Today's unbeatable platform is the web, and I'm intensely curious about the ways in which Microsoft will join it. Today, Live Clipboard and SSE are in position to tap into an ecosystem that was never available to NetDDE. But that will only happen if the citizens of that ecosystem are truly stakeholders and co-creators. The human chemistry involved is tricky even when you approach the web in all the right ways, as Microsoft has laudably done this time around.
If you approach the web in the wrong way, as Microsoft did with WinFS, good luck. "Why would anyone want to build applications targeting a proprietary Windows-only file system?" asked Dare Obasanjo. What's more, how could such an effort even be possible? Relationships that form and evolve on the web will be systematized, to they extent they can be, by an iterative process that combines grassroots participation with exploratory top-down design.

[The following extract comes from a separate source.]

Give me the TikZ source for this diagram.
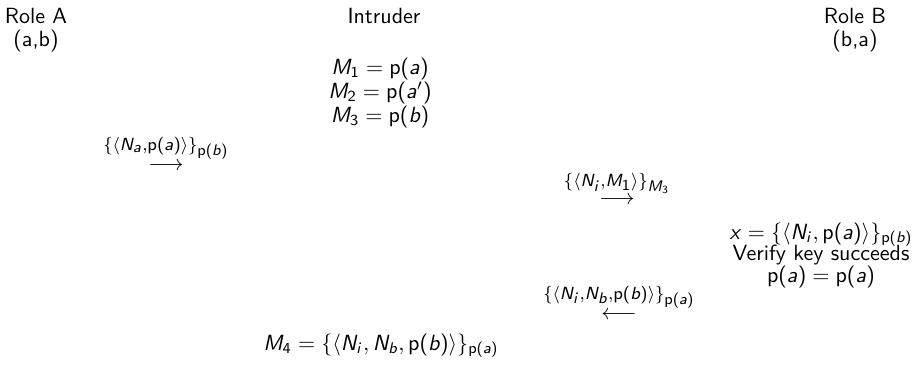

I can't resist this illustration of the shift from personal to social computing:
iwx.infoworld.com/iwx/?tags=winfs
The items collected by that query describe a story arc that begins with 2003's Replace and defend and will end (for now) with this coda. Pick up any piece of that thread, give it a shake, and you'll unfold a tapestry woven of connections among people and information. The loom on which that tapestry is woven isn't the personal Windows machine, it's the social web. When Microsoft truly embraces that model, it will be able to bring some great technology to the party.